Moo Brew's Stout is one of the most storied in Australia, unsurprising, perhaps, given it's been around longer than the vast majority of Australian brewing companies and was also one of the first to regularly reappear in barrel aged form – in $25, individually numbered stubbies, no less. In 2018, it's the last of the regular Moo brews to make the transition to cans, something that should help it reach more hands than in the past.

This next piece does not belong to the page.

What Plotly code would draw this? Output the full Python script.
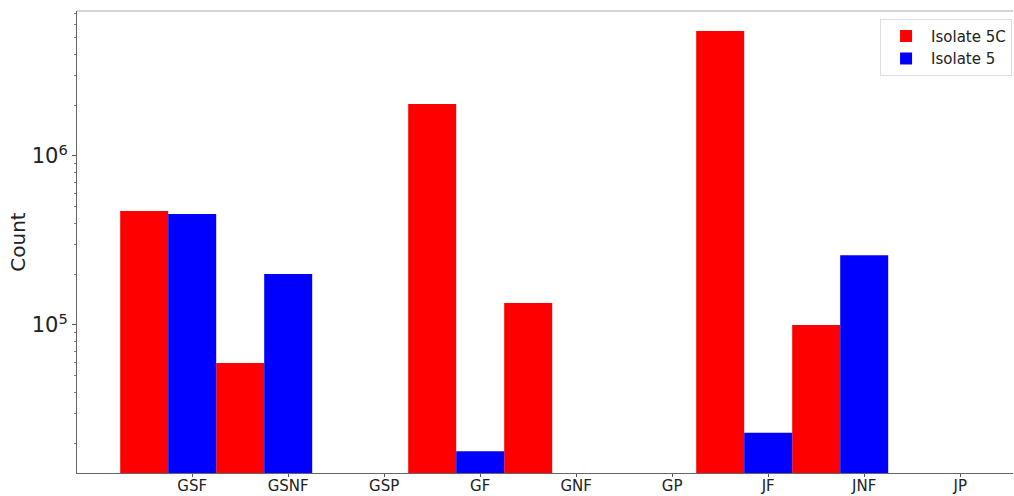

At some point in its history, the beer also took on the tag "Velvet Sledgehammer", one that has remained with it to this day and is a good guide for anyone coming to it for the first time. For Velvet, read the oily, viscous, tar like quality of the deeply dark liquid. For Sledgehammer, read pretty much everything else: this is a beer that sits, ABV wise, midway between pretty much every stout released in Australia at one end and imperial stouts at the other. Yet it packs plenty of punch into its 8 percent, giving it an impact to match many bigger beers. The heavy load of roasted and specialty malts deliver dark chocolate and bitter, Italian style espresso, but also liquorice, molasses and a sharp roasted bitterness, accompanied by a plenty of earthy, woody hop flavours.
In the battle between its constituent parts, you'd say, despite Velvet's best intentions, it's the Sledgehammer that delivers the telling blow.